> SET TASK:
In the entries below, find the line containing "Recreate this image" and the line containing "ylabel_fa = 'لغزش (میلی متر)'". Copy those two lines and everything between them exactly, without the pictures.

> DATA FOR PROCESSING:
[start]
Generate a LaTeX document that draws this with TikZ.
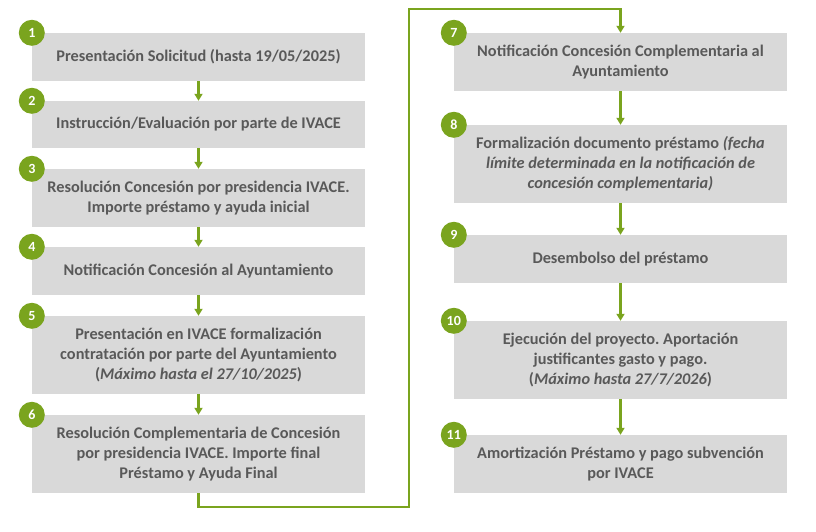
\documentclass[tikz,border=0pt]{standalone}
\usepackage{fontspec}
\setmainfont{Carlito}
\usepackage{tikz}
\usetikzlibrary{positioning,arrows.meta}
\definecolor{ivgreen}{RGB}{122,164,30}
\definecolor{ivbox}{RGB}{217,217,217}
\definecolor{ivtext}{RGB}{89,89,89}
\frenchspacing
\tikzset{
	>={Triangle[length=7pt,width=8pt]},
	stepbox/.style={fill=ivbox, minimum width=333pt, align=center, inner sep=0pt,
		text=ivtext, font=\fontsize{16.3}{20}\selectfont\bfseries},
	num/.style={circle, fill=ivgreen, minimum size=26pt, inner sep=0pt,
		text=white, font=\fontsize{14}{14}\selectfont\bfseries},
	flow/.style={->, draw=ivgreen, line width=2.2pt},
	link/.style={->, draw=ivgreen, line width=2.6pt},
}

\begin{document}
\begin{tikzpicture}[x=1pt,y=-1pt]
		\useasboundingbox (0,0) rectangle (816,532);

		% columna izquierda
		\node[stepbox, minimum height=48pt] (b1) at (198.5,57) {Presentación Solicitud (hasta 19/05/2025)};
		\node[stepbox, minimum height=47pt] (b2) at (198.5,124.5) {Instrucción/Evaluación por parte de IVACE};
		\node[stepbox, minimum height=58pt] (b3) at (198.5,198) {Resolución Concesión por presidencia IVACE.\\ Importe préstamo y ayuda inicial};
		\node[stepbox, minimum height=48pt] (b4) at (198.5,271) {Notificación Concesión al Ayuntamiento};
		\node[stepbox, minimum height=78pt] (b5) at (198.5,355) {Presentación en IVACE formalización\\ contratación por parte del Ayuntamiento\\ (\textit{Máximo hasta el 27/10/2025})};
		\node[stepbox, minimum height=78pt] (b6) at (198.5,454) {Resolución Complementaria de Concesión\\ por presidencia IVACE. Importe final\\ Préstamo y Ayuda Final};

		% columna derecha
		\node[stepbox, minimum height=58pt] (b7) at (620.5,62) {Notificación Concesión Complementaria al\\ Ayuntamiento};
		\node[stepbox, minimum height=78pt] (b8) at (620.5,164) {Formalización documento préstamo \textit{(fecha}\\ \textit{límite determinada en la notificación de}\\ \textit{concesión complementaria)}};
		\node[stepbox, minimum height=48pt] (b9) at (620.5,259) {Desembolso del préstamo};
		\node[stepbox, minimum height=78pt] (b10) at (620.5,360) {Ejecución del proyecto. Aportación\\ justificantes gasto y pago.\\ (\textit{Máximo hasta 27/7/2026})};
		\node[stepbox, minimum height=58pt] (b11) at (620.5,464) {Amortización Préstamo y pago subvención\\ por IVACE};

		% numeros
		\foreach \i in {1,...,11}
			\node[num] (n\i) at (b\i.north west) {\i};

		% flechas
		\foreach \a/\b in {1/2,2/3,3/4,4/5,5/6,7/8,8/9,9/10,10/11}
			\draw[flow] (b\a) -- (b\b);

		\coordinate (c1) at (409,507);
		\coordinate (c2) at (409,9);
		\draw[link] (b6.south) |- (c1) -- (c2) -| (b7.north);
	\end{tikzpicture}
\end{document}
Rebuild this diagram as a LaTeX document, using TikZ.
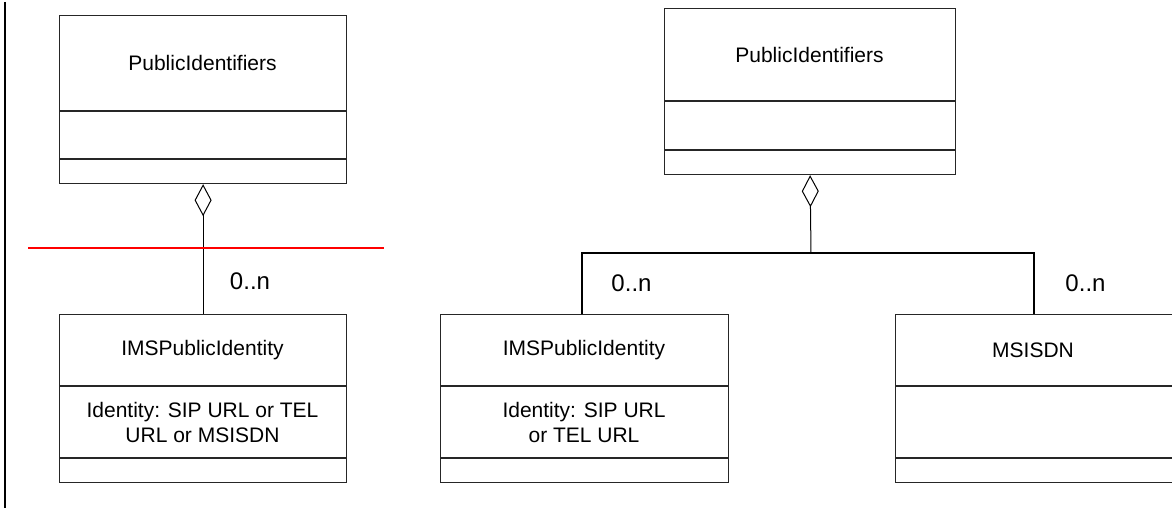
\documentclass[tikz,border=0pt]{standalone}
\usepackage{fontspec}
\setmainfont{Liberation Sans}
\usetikzlibrary{arrows.meta}
\tikzset{
  umlbox/.style={draw=black!85, line width=1.2pt, rectangle, inner sep=0pt, anchor=north west},
  divider/.style={draw=black!85, line width=1.2pt},
  lbl/.style={inner sep=0pt, align=center, font=\fontsize{21}{25}\selectfont},
  mult/.style={inner sep=0pt, font=\fontsize{24}{28}\selectfont},
  assoc/.style={draw=black, line width=1pt},
  thickassoc/.style={draw=black, line width=2.2pt},
  aggr/.style={{Diamond[open, length=32pt, width=17pt, line width=1pt]}-},
}
\begin{document}
\begin{tikzpicture}[x=1pt, y=-1pt]
\useasboundingbox (0,0) rectangle (1172,508);
% left margin bar
\draw[line width=2.2pt] (5,2) -- (5,508);

% ---------- left diagram ----------
\node[umlbox, minimum width=287pt, minimum height=168pt] (lpi) at (59,15) {};
\draw[divider] (59,111) -- (346,111);
\draw[divider] (59,159) -- (346,159);
\node[lbl] (lpit) at (202.5,63) {PublicIdentifiers};

\node[umlbox, minimum width=287pt, minimum height=168pt] (lims) at (59,314) {};
\draw[divider] (59,386) -- (346,386);
\draw[divider] (59,458) -- (346,458);
\node[lbl] (limst) at (202.5,350) {IMSPublicIdentity};
\node[lbl] (limsa) at (202.5,422.5) {Identity: SIP URL or TEL\\URL or MSISDN};

\draw[assoc, aggr] (lpi.south) -- (lims.north);
\node[mult] (lmult) at (250,281) {0..n};
\draw[red, line width=1.5pt] (28,248) -- (384,248);

% ---------- right diagram ----------
\node[umlbox, minimum width=291pt, minimum height=166pt] (rpi) at (664,8) {};
\draw[divider] (664,101) -- (955,101);
\draw[divider] (664,150) -- (955,150);
\node[lbl] (rpit) at (809.5,55) {PublicIdentifiers};

\node[umlbox, minimum width=288pt, minimum height=168pt] (rims) at (440,314) {};
\draw[divider] (440,386) -- (728,386);
\draw[divider] (440,458) -- (728,458);
\node[lbl] (rimst) at (584,350) {IMSPublicIdentity};
\node[lbl] (rimsa) at (584,422.5) {Identity: SIP URL\\or TEL URL};

\node[umlbox, minimum width=290pt, minimum height=168pt] (rms) at (895,314) {};
\draw[divider] (895,386) -- (1185,386);
\draw[divider] (895,458) -- (1185,458);
\node[lbl] (rmst) at (1033,350) {MSISDN};

\coordinate (bar) at (811,253);
\coordinate (barl) at (582,253);
\coordinate (barr) at (1034,253);
\draw[assoc, aggr] (rpi.south) -- (bar);
\draw[thickassoc, line join=miter] (rims.north -| barl) -- (barl) -- (barr) -- (rms.north -| barr);
\node[mult] (rmult1) at (631.5,283) {0..n};
\node[mult] (rmult2) at (1085.5,283) {0..n};
\end{tikzpicture}
\end{document}
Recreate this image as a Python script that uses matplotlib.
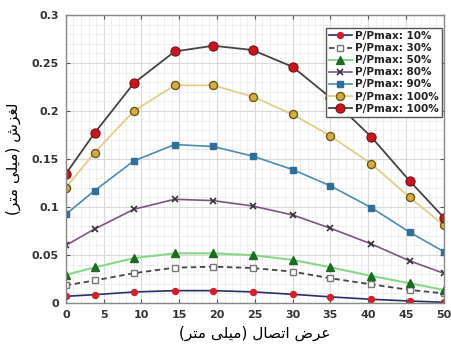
import matplotlib
matplotlib.use('Agg')
import matplotlib.pyplot as plt
from matplotlib.ticker import AutoMinorLocator, MultipleLocator

# Joint width (mm) and slip (mm) for each load ratio
width = [0, 3.8, 9, 14.4, 19.5, 24.7, 30, 35, 40.4, 45.5, 50]
slip_10 = [0.0069, 0.0086, 0.0114, 0.0128, 0.0128, 0.0115, 0.0090, 0.0063, 0.0038, 0.0020, 0.0007]
slip_30 = [0.0183, 0.0234, 0.0310, 0.0367, 0.0378, 0.0364, 0.0326, 0.0257, 0.0194, 0.0135, 0.0100]
slip_50 = [0.0293, 0.0370, 0.0466, 0.0517, 0.0517, 0.0498, 0.0448, 0.0372, 0.0281, 0.0205, 0.0135]
slip_80 = [0.0600, 0.0770, 0.0976, 0.1080, 0.1066, 0.1010, 0.0917, 0.0778, 0.0615, 0.0438, 0.0309]
slip_90 = [0.0924, 0.1170, 0.1480, 0.1650, 0.1630, 0.1530, 0.1390, 0.1220, 0.0993, 0.0736, 0.0535]
slip_100a = [0.1200, 0.1566, 0.2000, 0.2267, 0.2267, 0.2150, 0.1965, 0.1740, 0.1450, 0.1100, 0.0810]
slip_100b = [0.1345, 0.1770, 0.2290, 0.2620, 0.2680, 0.2635, 0.2460, 0.2140, 0.1730, 0.1270, 0.0890]
labels = ['P/Pmax: 10%', 'P/Pmax: 30%', 'P/Pmax: 50%', 'P/Pmax: 80%',
          'P/Pmax: 90%', 'P/Pmax: 100%', 'P/Pmax: 100%']

xlabel_fa = 'عرض اتصال (میلی متر)'
ylabel_fa = 'لغزش (میلی متر)'

# minimal Persian shaping: (isolated, final, initial, medial)
FORMS = {
    'ا': ('\uFE8D', '\uFE8E', None, None),
    'ر': ('\uFEAD', '\uFEAE', None, None),
    'ز': ('\uFEAF', '\uFEB0', None, None),
    'ع': ('\uFEC9', '\uFECA', '\uFECB', '\uFECC'),
    'غ': ('\uFECD', '\uFECE', '\uFECF', '\uFED0'),
    'ض': ('\uFEBD', '\uFEBE', '\uFEBF', '\uFEC0'),
    'ص': ('\uFEB9', '\uFEBA', '\uFEBB', '\uFEBC'),
    'ت': ('\uFE95', '\uFE96', '\uFE97', '\uFE98'),
    'ش': ('\uFEB5', '\uFEB6', '\uFEB7', '\uFEB8'),
    'ل': ('\uFEDD', '\uFEDE', '\uFEDF', '\uFEE0'),
    'م': ('\uFEE1', '\uFEE2', '\uFEE3', '\uFEE4'),
    'ی': ('\uFBFC', '\uFBFD', '\uFBFE', '\uFBFF'),
}


def shape_fa(text):
    out = []
    for i, ch in enumerate(text):
        if ch not in FORMS:
            out.append(ch)
            continue
        prev = text[i - 1] if i > 0 else ''
        nxt = text[i + 1] if i + 1 < len(text) else ''
        join_prev = prev in FORMS and FORMS[prev][2] is not None
        join_next = FORMS[ch][2] is not None and nxt in FORMS
        iso, fin, ini, med = FORMS[ch]
        if join_prev and join_next:
            out.append(med)
        elif join_prev:
            out.append(fin)
        elif join_next:
            out.append(ini)
        else:
            out.append(iso)
    mirror = {'(': ')', ')': '('}
    return ''.join(mirror.get(c, c) for c in reversed(out))


plt.rcParams['font.family'] = ['DejaVu Sans']

fig = plt.figure(figsize=(4.51, 3.49), dpi=100)
ax = fig.add_axes([0.146, 0.132, 0.838, 0.825])

ax.plot(width, slip_10, color='#2b2d6b', lw=1.2, marker='o', ms=4.3,
        mfc='#d0202a', mec='#d0202a', label=labels[0])
ax.plot(width, slip_30, color='#444444', lw=1.3, ls=(0, (3, 2)), marker='s', ms=4.2,
        mfc='white', mec='#777777', label=labels[1])
ax.plot(width, slip_50, color='#86d886', lw=1.5, marker='^', ms=5.5,
        mfc='#1f6a22', mec='#1f6a22', label=labels[2])
ax.plot(width, slip_80, color='#7b557e', lw=1.2, marker='x', ms=5,
        mec='#333333', mew=1.2, label=labels[3])
ax.plot(width, slip_90, color='#4a8db0', lw=1.2, marker='s', ms=4,
        mfc='#2f6f9a', mec='#2f6f9a', label=labels[4])
ax.plot(width, slip_100a, color='#e0cf84', lw=1.3, marker='o', ms=5.8,
        mfc='#d6ad45', mec='#6e5618', mew=1.0, label=labels[5])
ax.plot(width, slip_100b, color='#444444', lw=1.3, marker='o', ms=6.6,
        mfc='#c8161e', mec='#7a1014', mew=0.8, label=labels[6])

ax.set_xlim(0, 50)
ax.set_ylim(0, 0.3)
ax.xaxis.set_major_locator(MultipleLocator(5))
ax.xaxis.set_minor_locator(AutoMinorLocator(5))
ax.set_yticks([0, 0.05, 0.1, 0.15, 0.2, 0.25, 0.3])
ax.set_yticklabels(['0', '0.05', '0.1', '0.15', '0.2', '0.25', '0.3'])
ax.yaxis.set_minor_locator(AutoMinorLocator(5))

ax.grid(True, which='major', color='#d9d9d9', lw=0.8)
ax.grid(True, which='minor', color='#ececec', lw=0.6)
ax.set_axisbelow(True)
ax.tick_params(which='both', direction='in', top=True, right=True,
               color='#555555')
ax.tick_params(which='minor', length=0)
ax.tick_params(which='major', length=3, labelsize=8, labelcolor='#333333', pad=5)
for lab in ax.get_xticklabels() + ax.get_yticklabels():
    lab.set_fontweight('bold')
for sp in ax.spines.values():
    sp.set_color('#888888')
    sp.set_linewidth(1.0)

ax.set_xlabel(shape_fa(xlabel_fa), fontsize=11, labelpad=4)
ax.set_ylabel(shape_fa(ylabel_fa), fontsize=11, labelpad=8)

leg = ax.legend(loc='upper right', bbox_to_anchor=(0.995, 0.955),
                borderaxespad=0, fontsize=7.5, handlelength=2.2,
                handletextpad=0.3, labelspacing=0.2, borderpad=0.3,
                fancybox=False, framealpha=1, edgecolor='#555555')
for t in leg.get_texts():
    t.set_fontweight('bold')
    t.set_color('#222222')

fig.savefig('out.png', dpi=100, facecolor='white')
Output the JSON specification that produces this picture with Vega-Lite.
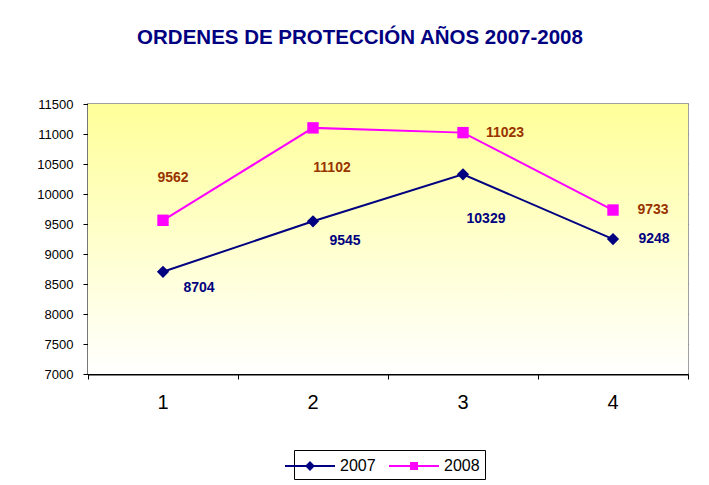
[end]
> SOLUTION FOR THIS EXERCISE:
Recreate this image as a Python script that uses matplotlib.
import matplotlib
matplotlib.use('Agg')
import matplotlib.pyplot as plt
from matplotlib.ticker import AutoMinorLocator, MultipleLocator

# Joint width (mm) and slip (mm) for each load ratio
width = [0, 3.8, 9, 14.4, 19.5, 24.7, 30, 35, 40.4, 45.5, 50]
slip_10 = [0.0069, 0.0086, 0.0114, 0.0128, 0.0128, 0.0115, 0.0090, 0.0063, 0.0038, 0.0020, 0.0007]
slip_30 = [0.0183, 0.0234, 0.0310, 0.0367, 0.0378, 0.0364, 0.0326, 0.0257, 0.0194, 0.0135, 0.0100]
slip_50 = [0.0293, 0.0370, 0.0466, 0.0517, 0.0517, 0.0498, 0.0448, 0.0372, 0.0281, 0.0205, 0.0135]
slip_80 = [0.0600, 0.0770, 0.0976, 0.1080, 0.1066, 0.1010, 0.0917, 0.0778, 0.0615, 0.0438, 0.0309]
slip_90 = [0.0924, 0.1170, 0.1480, 0.1650, 0.1630, 0.1530, 0.1390, 0.1220, 0.0993, 0.0736, 0.0535]
slip_100a = [0.1200, 0.1566, 0.2000, 0.2267, 0.2267, 0.2150, 0.1965, 0.1740, 0.1450, 0.1100, 0.0810]
slip_100b = [0.1345, 0.1770, 0.2290, 0.2620, 0.2680, 0.2635, 0.2460, 0.2140, 0.1730, 0.1270, 0.0890]
labels = ['P/Pmax: 10%', 'P/Pmax: 30%', 'P/Pmax: 50%', 'P/Pmax: 80%',
          'P/Pmax: 90%', 'P/Pmax: 100%', 'P/Pmax: 100%']

xlabel_fa = 'عرض اتصال (میلی متر)'
ylabel_fa = 'لغزش (میلی متر)'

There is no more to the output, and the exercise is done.